Your task is to reproduce, verbatim and without pictures, the lines from the opening of the listing through the line containing "va='center', ha='left')".
========================================================================
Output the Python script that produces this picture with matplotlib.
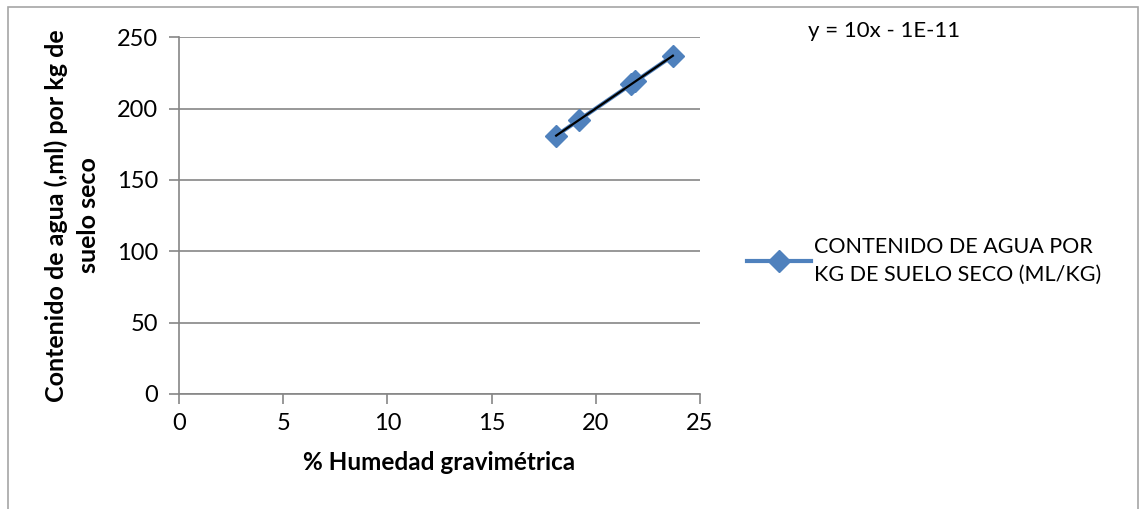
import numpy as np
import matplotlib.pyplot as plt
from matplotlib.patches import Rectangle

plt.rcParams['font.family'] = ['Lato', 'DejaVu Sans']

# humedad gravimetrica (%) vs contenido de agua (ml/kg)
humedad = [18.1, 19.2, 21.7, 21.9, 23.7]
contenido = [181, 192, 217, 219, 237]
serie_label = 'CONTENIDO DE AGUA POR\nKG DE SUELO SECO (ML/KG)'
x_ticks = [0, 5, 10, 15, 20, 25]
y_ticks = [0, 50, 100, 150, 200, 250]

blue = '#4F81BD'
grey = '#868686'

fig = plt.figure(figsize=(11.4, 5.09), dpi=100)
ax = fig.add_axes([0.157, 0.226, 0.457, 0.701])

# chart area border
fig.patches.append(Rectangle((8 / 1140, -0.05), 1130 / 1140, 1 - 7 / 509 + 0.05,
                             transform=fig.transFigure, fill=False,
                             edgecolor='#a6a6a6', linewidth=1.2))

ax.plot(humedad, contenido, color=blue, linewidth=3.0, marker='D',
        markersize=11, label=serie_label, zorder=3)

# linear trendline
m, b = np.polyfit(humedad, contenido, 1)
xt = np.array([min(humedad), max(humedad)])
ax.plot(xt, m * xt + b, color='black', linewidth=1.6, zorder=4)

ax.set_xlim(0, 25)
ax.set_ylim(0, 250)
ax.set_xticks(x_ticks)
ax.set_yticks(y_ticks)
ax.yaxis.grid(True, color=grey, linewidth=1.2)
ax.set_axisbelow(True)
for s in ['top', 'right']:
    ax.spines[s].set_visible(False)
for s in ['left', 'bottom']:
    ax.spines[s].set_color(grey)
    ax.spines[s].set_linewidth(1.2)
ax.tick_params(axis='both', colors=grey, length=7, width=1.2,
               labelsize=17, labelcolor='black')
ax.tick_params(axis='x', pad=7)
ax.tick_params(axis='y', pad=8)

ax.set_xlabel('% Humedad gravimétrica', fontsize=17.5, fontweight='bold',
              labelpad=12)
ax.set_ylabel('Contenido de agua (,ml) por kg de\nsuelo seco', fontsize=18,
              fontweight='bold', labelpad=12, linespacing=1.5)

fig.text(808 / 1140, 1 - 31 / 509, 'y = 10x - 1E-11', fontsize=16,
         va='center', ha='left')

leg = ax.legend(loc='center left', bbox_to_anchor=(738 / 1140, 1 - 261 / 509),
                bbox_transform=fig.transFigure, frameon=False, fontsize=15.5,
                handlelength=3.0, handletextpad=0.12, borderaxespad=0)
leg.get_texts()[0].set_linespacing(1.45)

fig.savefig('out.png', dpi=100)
========================================================================
- CORRECT RESULT:
Output the Python script that produces this picture with matplotlib.
import numpy as np
import matplotlib.pyplot as plt
from matplotlib.patches import Rectangle

plt.rcParams['font.family'] = ['Lato', 'DejaVu Sans']

# humedad gravimetrica (%) vs contenido de agua (ml/kg)
humedad = [18.1, 19.2, 21.7, 21.9, 23.7]
contenido = [181, 192, 217, 219, 237]
serie_label = 'CONTENIDO DE AGUA POR\nKG DE SUELO SECO (ML/KG)'
x_ticks = [0, 5, 10, 15, 20, 25]
y_ticks = [0, 50, 100, 150, 200, 250]

blue = '#4F81BD'
grey = '#868686'

fig = plt.figure(figsize=(11.4, 5.09), dpi=100)
ax = fig.add_axes([0.157, 0.226, 0.457, 0.701])

# chart area border
fig.patches.append(Rectangle((8 / 1140, -0.05), 1130 / 1140, 1 - 7 / 509 + 0.05,
                             transform=fig.transFigure, fill=False,
                             edgecolor='#a6a6a6', linewidth=1.2))

ax.plot(humedad, contenido, color=blue, linewidth=3.0, marker='D',
        markersize=11, label=serie_label, zorder=3)

# linear trendline
m, b = np.polyfit(humedad, contenido, 1)
xt = np.array([min(humedad), max(humedad)])
ax.plot(xt, m * xt + b, color='black', linewidth=1.6, zorder=4)

ax.set_xlim(0, 25)
ax.set_ylim(0, 250)
ax.set_xticks(x_ticks)
ax.set_yticks(y_ticks)
ax.yaxis.grid(True, color=grey, linewidth=1.2)
ax.set_axisbelow(True)
for s in ['top', 'right']:
    ax.spines[s].set_visible(False)
for s in ['left', 'bottom']:
    ax.spines[s].set_color(grey)
    ax.spines[s].set_linewidth(1.2)
ax.tick_params(axis='both', colors=grey, length=7, width=1.2,
               labelsize=17, labelcolor='black')
ax.tick_params(axis='x', pad=7)
ax.tick_params(axis='y', pad=8)

ax.set_xlabel('% Humedad gravimétrica', fontsize=17.5, fontweight='bold',
              labelpad=12)
ax.set_ylabel('Contenido de agua (,ml) por kg de\nsuelo seco', fontsize=18,
              fontweight='bold', labelpad=12, linespacing=1.5)

fig.text(808 / 1140, 1 - 31 / 509, 'y = 10x - 1E-11', fontsize=16,
         va='center', ha='left')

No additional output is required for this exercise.